**** Records supplied
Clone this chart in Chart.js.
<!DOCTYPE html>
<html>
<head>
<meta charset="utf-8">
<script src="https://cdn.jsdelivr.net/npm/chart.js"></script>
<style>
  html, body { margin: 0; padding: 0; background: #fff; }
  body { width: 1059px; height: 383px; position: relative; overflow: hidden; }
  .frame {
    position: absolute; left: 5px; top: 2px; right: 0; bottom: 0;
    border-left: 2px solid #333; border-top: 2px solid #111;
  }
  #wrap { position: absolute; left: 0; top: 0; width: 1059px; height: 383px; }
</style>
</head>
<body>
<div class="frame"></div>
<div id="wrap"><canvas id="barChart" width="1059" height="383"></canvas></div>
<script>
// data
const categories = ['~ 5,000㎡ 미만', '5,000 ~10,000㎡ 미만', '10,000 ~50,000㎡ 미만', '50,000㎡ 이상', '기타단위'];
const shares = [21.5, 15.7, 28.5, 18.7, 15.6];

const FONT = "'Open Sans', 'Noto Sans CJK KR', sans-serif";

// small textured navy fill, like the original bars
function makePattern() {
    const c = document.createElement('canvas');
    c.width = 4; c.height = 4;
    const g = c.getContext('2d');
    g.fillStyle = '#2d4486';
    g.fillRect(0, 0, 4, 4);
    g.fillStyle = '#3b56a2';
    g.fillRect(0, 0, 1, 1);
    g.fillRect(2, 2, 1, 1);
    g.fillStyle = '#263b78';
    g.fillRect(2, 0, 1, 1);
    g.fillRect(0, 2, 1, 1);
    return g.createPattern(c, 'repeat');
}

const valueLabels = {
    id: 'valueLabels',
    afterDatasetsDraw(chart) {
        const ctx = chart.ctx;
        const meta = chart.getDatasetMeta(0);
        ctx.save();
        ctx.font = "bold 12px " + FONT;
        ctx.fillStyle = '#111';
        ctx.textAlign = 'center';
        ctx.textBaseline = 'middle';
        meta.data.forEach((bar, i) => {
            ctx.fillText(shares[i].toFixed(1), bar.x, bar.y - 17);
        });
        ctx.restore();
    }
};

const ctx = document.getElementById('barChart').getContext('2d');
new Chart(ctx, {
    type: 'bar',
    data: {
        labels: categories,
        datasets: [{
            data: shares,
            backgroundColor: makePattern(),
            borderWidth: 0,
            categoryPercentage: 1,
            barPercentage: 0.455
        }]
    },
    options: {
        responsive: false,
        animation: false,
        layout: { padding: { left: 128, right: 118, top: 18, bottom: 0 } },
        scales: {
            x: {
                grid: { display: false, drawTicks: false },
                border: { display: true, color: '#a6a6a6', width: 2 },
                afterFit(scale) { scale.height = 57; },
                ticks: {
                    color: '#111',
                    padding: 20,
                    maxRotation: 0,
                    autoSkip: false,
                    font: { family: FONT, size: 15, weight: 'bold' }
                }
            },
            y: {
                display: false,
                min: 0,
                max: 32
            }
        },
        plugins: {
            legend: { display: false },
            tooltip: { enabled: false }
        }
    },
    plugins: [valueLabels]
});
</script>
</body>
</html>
********
**** Records supplied
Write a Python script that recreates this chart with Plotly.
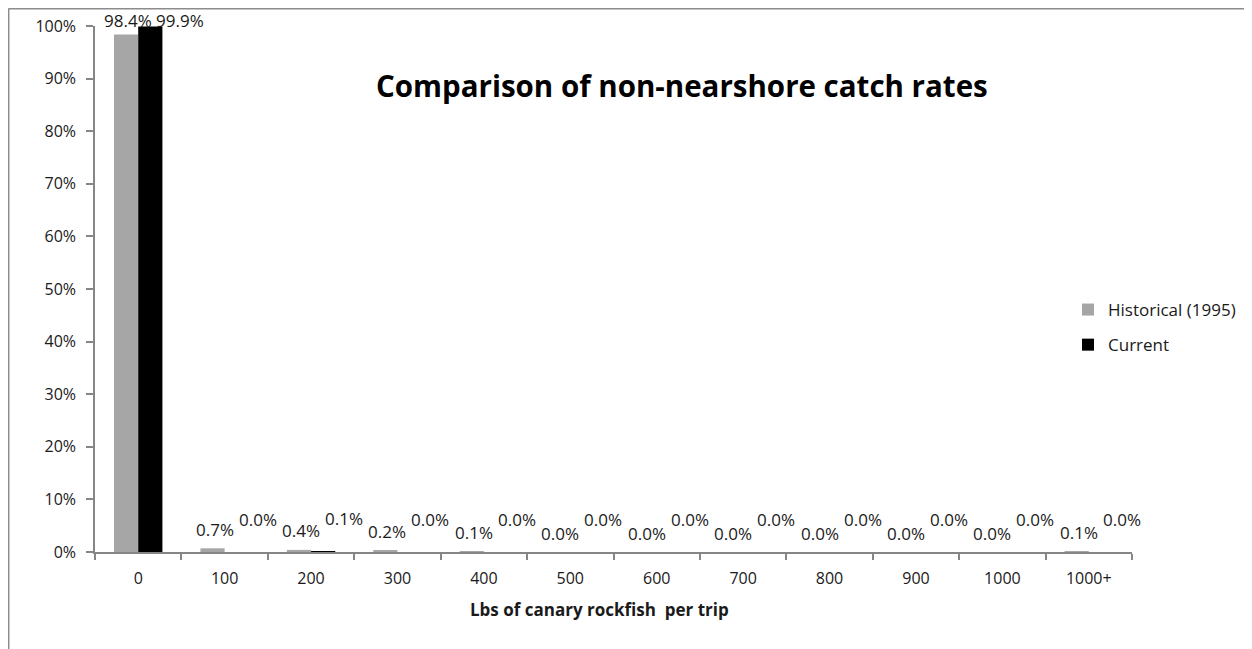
********
**** Records supplied
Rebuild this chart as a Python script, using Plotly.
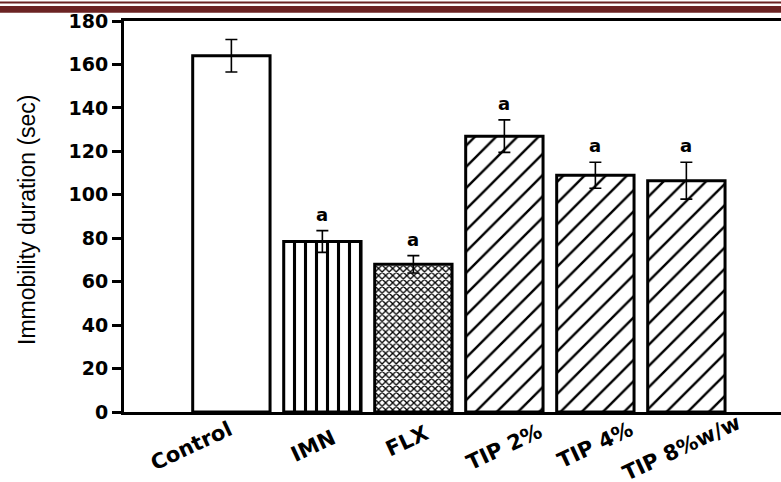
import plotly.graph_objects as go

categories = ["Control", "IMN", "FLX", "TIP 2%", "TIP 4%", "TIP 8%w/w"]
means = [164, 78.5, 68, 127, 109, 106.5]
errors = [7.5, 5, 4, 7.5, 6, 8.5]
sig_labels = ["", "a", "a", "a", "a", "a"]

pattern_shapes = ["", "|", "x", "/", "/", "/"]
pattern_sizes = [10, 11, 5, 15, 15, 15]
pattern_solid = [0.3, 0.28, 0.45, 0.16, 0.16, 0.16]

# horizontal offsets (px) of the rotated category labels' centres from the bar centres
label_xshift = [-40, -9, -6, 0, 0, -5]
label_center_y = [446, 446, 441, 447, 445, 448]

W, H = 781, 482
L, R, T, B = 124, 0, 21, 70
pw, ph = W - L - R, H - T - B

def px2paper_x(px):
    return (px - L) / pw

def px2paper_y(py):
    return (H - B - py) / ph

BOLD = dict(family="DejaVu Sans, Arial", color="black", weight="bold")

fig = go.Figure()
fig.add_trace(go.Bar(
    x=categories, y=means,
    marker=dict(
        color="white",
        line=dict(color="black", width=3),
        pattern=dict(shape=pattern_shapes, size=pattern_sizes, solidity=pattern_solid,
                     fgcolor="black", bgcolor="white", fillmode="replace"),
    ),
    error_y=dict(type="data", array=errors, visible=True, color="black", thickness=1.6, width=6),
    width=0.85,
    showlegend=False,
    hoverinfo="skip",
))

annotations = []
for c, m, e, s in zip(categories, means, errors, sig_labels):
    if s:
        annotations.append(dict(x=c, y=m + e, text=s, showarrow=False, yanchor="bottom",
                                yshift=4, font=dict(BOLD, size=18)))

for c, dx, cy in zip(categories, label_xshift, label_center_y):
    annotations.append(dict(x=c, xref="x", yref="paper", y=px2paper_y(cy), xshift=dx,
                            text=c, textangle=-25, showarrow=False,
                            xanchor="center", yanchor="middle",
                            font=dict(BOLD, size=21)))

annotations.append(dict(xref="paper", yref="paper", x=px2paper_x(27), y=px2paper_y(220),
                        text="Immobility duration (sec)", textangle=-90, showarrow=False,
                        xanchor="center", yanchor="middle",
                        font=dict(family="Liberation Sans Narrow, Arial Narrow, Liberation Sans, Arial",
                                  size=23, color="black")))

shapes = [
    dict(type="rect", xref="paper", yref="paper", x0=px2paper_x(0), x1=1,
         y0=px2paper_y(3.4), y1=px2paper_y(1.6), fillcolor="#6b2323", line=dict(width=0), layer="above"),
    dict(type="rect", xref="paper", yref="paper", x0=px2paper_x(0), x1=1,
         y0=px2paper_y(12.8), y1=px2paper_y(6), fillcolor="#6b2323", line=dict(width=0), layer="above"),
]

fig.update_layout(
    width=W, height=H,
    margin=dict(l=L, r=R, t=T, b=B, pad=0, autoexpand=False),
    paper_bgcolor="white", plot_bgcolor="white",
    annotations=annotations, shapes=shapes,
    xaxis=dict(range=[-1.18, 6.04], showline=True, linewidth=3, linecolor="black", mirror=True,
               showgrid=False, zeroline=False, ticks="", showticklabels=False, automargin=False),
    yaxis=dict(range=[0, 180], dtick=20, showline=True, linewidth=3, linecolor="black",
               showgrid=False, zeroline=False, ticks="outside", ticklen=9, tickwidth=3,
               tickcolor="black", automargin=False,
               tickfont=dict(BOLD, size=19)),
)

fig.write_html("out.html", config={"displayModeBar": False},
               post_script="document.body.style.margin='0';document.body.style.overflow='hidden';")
********
▶ Requirements
Leave out the pictures and transcribe exactly the lines from the one containing "Rebuild this chart" through the one containing "import plotly.graph_objects as go".

▶ Result
Rebuild this chart as a Python script, using Plotly.
import plotly.graph_objects as go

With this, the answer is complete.